-- start --
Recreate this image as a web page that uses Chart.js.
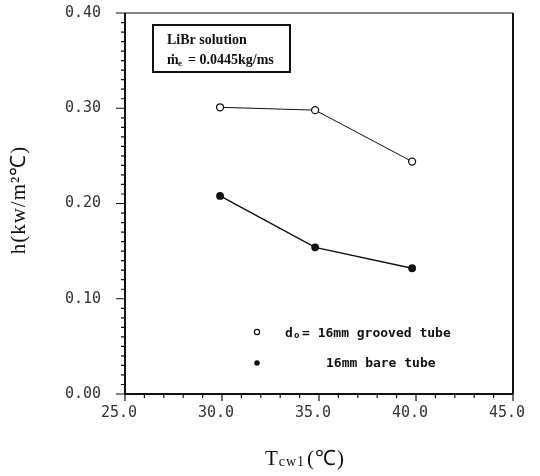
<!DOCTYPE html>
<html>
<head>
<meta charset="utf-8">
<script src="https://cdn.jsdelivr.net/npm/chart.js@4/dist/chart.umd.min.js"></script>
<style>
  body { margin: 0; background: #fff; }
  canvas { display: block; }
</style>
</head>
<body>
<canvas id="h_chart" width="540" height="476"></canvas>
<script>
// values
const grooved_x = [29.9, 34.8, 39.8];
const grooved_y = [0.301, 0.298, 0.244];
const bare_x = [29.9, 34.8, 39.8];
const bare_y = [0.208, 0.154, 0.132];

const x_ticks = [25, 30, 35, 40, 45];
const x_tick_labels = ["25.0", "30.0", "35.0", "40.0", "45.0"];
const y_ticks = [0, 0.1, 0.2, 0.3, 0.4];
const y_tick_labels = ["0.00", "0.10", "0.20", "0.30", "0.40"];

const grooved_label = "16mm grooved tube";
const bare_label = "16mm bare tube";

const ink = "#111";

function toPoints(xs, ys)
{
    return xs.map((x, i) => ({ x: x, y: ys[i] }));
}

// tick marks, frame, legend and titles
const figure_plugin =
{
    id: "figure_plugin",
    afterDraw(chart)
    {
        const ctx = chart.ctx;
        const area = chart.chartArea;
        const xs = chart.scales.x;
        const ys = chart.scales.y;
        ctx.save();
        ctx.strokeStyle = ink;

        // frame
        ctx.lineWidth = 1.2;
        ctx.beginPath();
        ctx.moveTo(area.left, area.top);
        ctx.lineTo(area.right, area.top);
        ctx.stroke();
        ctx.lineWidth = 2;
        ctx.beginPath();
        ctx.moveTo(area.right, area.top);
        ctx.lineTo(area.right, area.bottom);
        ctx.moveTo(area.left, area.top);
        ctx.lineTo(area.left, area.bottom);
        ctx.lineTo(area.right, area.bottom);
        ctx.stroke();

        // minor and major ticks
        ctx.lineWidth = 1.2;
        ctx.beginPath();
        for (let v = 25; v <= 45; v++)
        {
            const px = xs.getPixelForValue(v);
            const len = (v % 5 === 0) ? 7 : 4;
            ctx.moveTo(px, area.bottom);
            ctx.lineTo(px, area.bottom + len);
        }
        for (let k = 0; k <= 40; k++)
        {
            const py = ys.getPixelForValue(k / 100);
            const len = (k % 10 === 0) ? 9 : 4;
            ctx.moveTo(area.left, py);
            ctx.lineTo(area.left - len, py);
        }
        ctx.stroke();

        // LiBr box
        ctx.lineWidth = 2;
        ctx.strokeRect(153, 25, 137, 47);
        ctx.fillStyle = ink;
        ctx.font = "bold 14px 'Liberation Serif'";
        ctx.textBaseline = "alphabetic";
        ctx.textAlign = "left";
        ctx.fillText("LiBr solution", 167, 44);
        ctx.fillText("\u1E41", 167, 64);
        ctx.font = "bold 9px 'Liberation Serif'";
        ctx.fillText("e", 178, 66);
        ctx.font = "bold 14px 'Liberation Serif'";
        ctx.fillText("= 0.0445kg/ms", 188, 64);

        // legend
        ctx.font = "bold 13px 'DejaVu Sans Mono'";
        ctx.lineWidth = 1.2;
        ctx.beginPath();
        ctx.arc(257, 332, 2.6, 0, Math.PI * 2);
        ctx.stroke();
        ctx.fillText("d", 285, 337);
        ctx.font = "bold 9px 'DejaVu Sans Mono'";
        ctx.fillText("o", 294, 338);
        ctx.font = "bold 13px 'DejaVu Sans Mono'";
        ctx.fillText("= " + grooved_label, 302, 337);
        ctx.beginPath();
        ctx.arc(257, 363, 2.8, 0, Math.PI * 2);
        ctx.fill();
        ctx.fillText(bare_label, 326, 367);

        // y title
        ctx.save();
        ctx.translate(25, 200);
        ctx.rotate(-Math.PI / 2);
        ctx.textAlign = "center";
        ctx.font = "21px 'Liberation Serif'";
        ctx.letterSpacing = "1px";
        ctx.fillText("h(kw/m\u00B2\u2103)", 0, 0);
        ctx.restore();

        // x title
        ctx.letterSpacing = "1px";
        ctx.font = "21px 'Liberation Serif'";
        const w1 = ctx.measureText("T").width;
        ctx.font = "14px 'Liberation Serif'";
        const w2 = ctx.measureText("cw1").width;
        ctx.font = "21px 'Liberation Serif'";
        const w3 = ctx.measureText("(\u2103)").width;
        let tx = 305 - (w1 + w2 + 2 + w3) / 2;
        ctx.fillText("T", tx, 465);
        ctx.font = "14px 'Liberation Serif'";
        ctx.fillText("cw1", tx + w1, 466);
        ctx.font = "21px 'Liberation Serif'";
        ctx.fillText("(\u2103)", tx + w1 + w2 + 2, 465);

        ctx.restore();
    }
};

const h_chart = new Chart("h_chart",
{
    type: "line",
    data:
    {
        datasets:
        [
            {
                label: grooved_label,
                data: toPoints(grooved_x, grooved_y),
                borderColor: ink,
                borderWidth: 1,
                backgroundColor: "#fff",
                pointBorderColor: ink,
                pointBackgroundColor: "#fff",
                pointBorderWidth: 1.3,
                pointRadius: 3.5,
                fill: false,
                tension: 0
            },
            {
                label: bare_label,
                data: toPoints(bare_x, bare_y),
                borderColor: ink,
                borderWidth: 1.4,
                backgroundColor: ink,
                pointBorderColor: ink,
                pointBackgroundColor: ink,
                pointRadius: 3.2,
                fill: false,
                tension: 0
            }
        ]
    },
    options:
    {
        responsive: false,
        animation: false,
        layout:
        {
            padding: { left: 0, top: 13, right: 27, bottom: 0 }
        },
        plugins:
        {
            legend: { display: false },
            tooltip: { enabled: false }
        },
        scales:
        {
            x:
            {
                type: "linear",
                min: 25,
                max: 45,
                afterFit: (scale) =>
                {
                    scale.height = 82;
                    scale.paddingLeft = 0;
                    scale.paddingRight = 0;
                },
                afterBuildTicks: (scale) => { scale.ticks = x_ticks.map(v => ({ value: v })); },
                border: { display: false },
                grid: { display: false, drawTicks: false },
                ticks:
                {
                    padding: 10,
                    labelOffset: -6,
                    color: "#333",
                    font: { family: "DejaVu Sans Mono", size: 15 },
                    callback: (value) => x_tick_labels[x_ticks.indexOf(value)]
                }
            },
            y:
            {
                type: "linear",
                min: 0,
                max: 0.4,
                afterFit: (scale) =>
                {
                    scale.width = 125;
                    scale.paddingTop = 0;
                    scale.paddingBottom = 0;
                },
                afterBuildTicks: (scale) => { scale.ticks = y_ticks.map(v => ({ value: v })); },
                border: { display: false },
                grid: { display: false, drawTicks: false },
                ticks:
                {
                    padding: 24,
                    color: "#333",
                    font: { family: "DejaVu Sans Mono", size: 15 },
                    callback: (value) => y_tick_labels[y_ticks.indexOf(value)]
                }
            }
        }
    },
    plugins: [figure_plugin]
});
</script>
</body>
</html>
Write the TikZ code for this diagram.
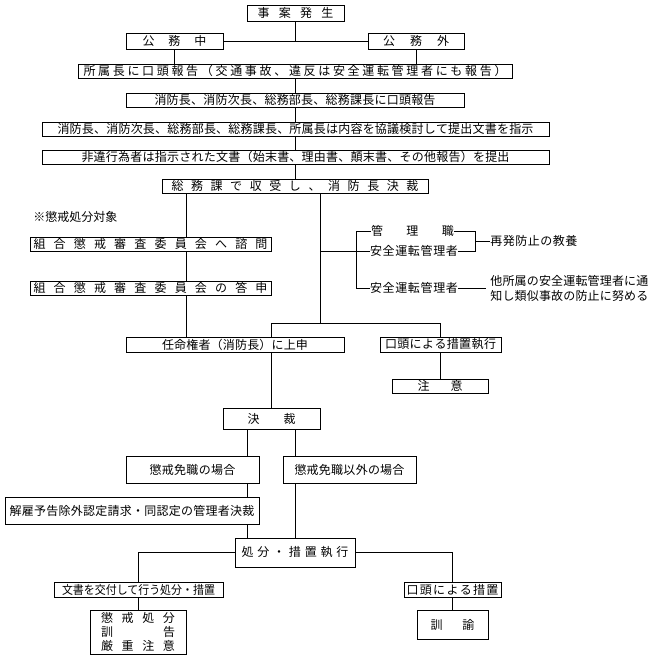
-- end --
None of the pictures should appear; repeat the records exactly otherwise.

Recreate this image as a web page that uses Chart.js.
<!DOCTYPE html>
<html>
<head>
<meta charset="utf-8">
<script src="https://cdn.jsdelivr.net/npm/chart.js@4/dist/chart.umd.min.js"></script>
<style>
  body { margin: 0; background: #fff; }
  canvas { display: block; }
</style>
</head>
<body>
<canvas id="h_chart" width="540" height="476"></canvas>
<script>
// values
const grooved_x = [29.9, 34.8, 39.8];
const grooved_y = [0.301, 0.298, 0.244];
const bare_x = [29.9, 34.8, 39.8];
const bare_y = [0.208, 0.154, 0.132];

const x_ticks = [25, 30, 35, 40, 45];
const x_tick_labels = ["25.0", "30.0", "35.0", "40.0", "45.0"];
const y_ticks = [0, 0.1, 0.2, 0.3, 0.4];
const y_tick_labels = ["0.00", "0.10", "0.20", "0.30", "0.40"];

const grooved_label = "16mm grooved tube";
const bare_label = "16mm bare tube";

const ink = "#111";

function toPoints(xs, ys)
{
    return xs.map((x, i) => ({ x: x, y: ys[i] }));
}

// tick marks, frame, legend and titles
const figure_plugin =
{
    id: "figure_plugin",
    afterDraw(chart)
    {
        const ctx = chart.ctx;
        const area = chart.chartArea;
        const xs = chart.scales.x;
        const ys = chart.scales.y;
        ctx.save();
        ctx.strokeStyle = ink;

        // frame
        ctx.lineWidth = 1.2;
        ctx.beginPath();
        ctx.moveTo(area.left, area.top);
        ctx.lineTo(area.right, area.top);
        ctx.stroke();
        ctx.lineWidth = 2;
        ctx.beginPath();
        ctx.moveTo(area.right, area.top);
        ctx.lineTo(area.right, area.bottom);
        ctx.moveTo(area.left, area.top);
        ctx.lineTo(area.left, area.bottom);
        ctx.lineTo(area.right, area.bottom);
        ctx.stroke();

        // minor and major ticks
        ctx.lineWidth = 1.2;
        ctx.beginPath();
        for (let v = 25; v <= 45; v++)
        {
            const px = xs.getPixelForValue(v);
            const len = (v % 5 === 0) ? 7 : 4;
            ctx.moveTo(px, area.bottom);
            ctx.lineTo(px, area.bottom + len);
        }
        for (let k = 0; k <= 40; k++)
        {
            const py = ys.getPixelForValue(k / 100);
            const len = (k % 10 === 0) ? 9 : 4;
            ctx.moveTo(area.left, py);
            ctx.lineTo(area.left - len, py);
        }
        ctx.stroke();

        // LiBr box
        ctx.lineWidth = 2;
        ctx.strokeRect(153, 25, 137, 47);
        ctx.fillStyle = ink;
        ctx.font = "bold 14px 'Liberation Serif'";
        ctx.textBaseline = "alphabetic";
        ctx.textAlign = "left";
        ctx.fillText("LiBr solution", 167, 44);
        ctx.fillText("\u1E41", 167, 64);
        ctx.font = "bold 9px 'Liberation Serif'";
        ctx.fillText("e", 178, 66);
        ctx.font = "bold 14px 'Liberation Serif'";
        ctx.fillText("= 0.0445kg/ms", 188, 64);

        // legend
        ctx.font = "bold 13px 'DejaVu Sans Mono'";
        ctx.lineWidth = 1.2;
        ctx.beginPath();
        ctx.arc(257, 332, 2.6, 0, Math.PI * 2);
        ctx.stroke();
        ctx.fillText("d", 285, 337);
        ctx.font = "bold 9px 'DejaVu Sans Mono'";
        ctx.fillText("o", 294, 338);
        ctx.font = "bold 13px 'DejaVu Sans Mono'";
        ctx.fillText("= " + grooved_label, 302, 337);
        ctx.beginPath();
        ctx.arc(257, 363, 2.8, 0, Math.PI * 2);
        ctx.fill();
        ctx.fillText(bare_label, 326, 367);

        // y title
        ctx.save();
        ctx.translate(25, 200);
        ctx.rotate(-Math.PI / 2);
        ctx.textAlign = "center";
        ctx.font = "21px 'Liberation Serif'";
        ctx.letterSpacing = "1px";
        ctx.fillText("h(kw/m\u00B2\u2103)", 0, 0);
        ctx.restore();

        // x title
        ctx.letterSpacing = "1px";
        ctx.font = "21px 'Liberation Serif'";
        const w1 = ctx.measureText("T").width;
        ctx.font = "14px 'Liberation Serif'";
        const w2 = ctx.measureText("cw1").width;
        ctx.font = "21px 'Liberation Serif'";
        const w3 = ctx.measureText("(\u2103)").width;
        let tx = 305 - (w1 + w2 + 2 + w3) / 2;
        ctx.fillText("T", tx, 465);
        ctx.font = "14px 'Liberation Serif'";
        ctx.fillText("cw1", tx + w1, 466);
        ctx.font = "21px 'Liberation Serif'";
        ctx.fillText("(\u2103)", tx + w1 + w2 + 2, 465);

        ctx.restore();
    }
};

const h_chart = new Chart("h_chart",
{
    type: "line",
    data:
    {
        datasets:
        [
            {
                label: grooved_label,
                data: toPoints(grooved_x, grooved_y),
                borderColor: ink,
                borderWidth: 1,
                backgroundColor: "#fff",
                pointBorderColor: ink,
                pointBackgroundColor: "#fff",
                pointBorderWidth: 1.3,
                pointRadius: 3.5,
                fill: false,
                tension: 0
            },
            {
                label: bare_label,
                data: toPoints(bare_x, bare_y),
                borderColor: ink,
                borderWidth: 1.4,
                backgroundColor: ink,
                pointBorderColor: ink,
                pointBackgroundColor: ink,
                pointRadius: 3.2,
                fill: false,
                tension: 0
            }
        ]
    },
    options:
    {
        responsive: false,
        animation: false,
        layout:
        {
            padding: { left: 0, top: 13, right: 27, bottom: 0 }
        },
        plugins:
        {
            legend: { display: false },
            tooltip: { enabled: false }
        },
        scales:
        {
            x:
            {
                type: "linear",
                min: 25,
                max: 45,
                afterFit: (scale) =>
                {
                    scale.height = 82;
                    scale.paddingLeft = 0;
                    scale.paddingRight = 0;
                },
                afterBuildTicks: (scale) => { scale.ticks = x_ticks.map(v => ({ value: v })); },
                border: { display: false },
                grid: { display: false, drawTicks: false },
                ticks:
                {
                    padding: 10,
                    labelOffset: -6,
                    color: "#333",
                    font: { family: "DejaVu Sans Mono", size: 15 },
                    callback: (value) => x_tick_labels[x_ticks.indexOf(value)]
                }
            },
            y:
            {
                type: "linear",
                min: 0,
                max: 0.4,
                afterFit: (scale) =>
                {
                    scale.width = 125;
                    scale.paddingTop = 0;
                    scale.paddingBottom = 0;
                },
                afterBuildTicks: (scale) => { scale.ticks = y_ticks.map(v => ({ value: v })); },
                border: { display: false },
                grid: { display: false, drawTicks: false },
                ticks:
                {
                    padding: 24,
                    color: "#333",
                    font: { family: "DejaVu Sans Mono", size: 15 },
                    callback: (value) => y_tick_labels[y_ticks.indexOf(value)]
                }
            }
        }
    },
    plugins: [figure_plugin]
});
</script>
</body>
</html>
Write the TikZ code for this diagram.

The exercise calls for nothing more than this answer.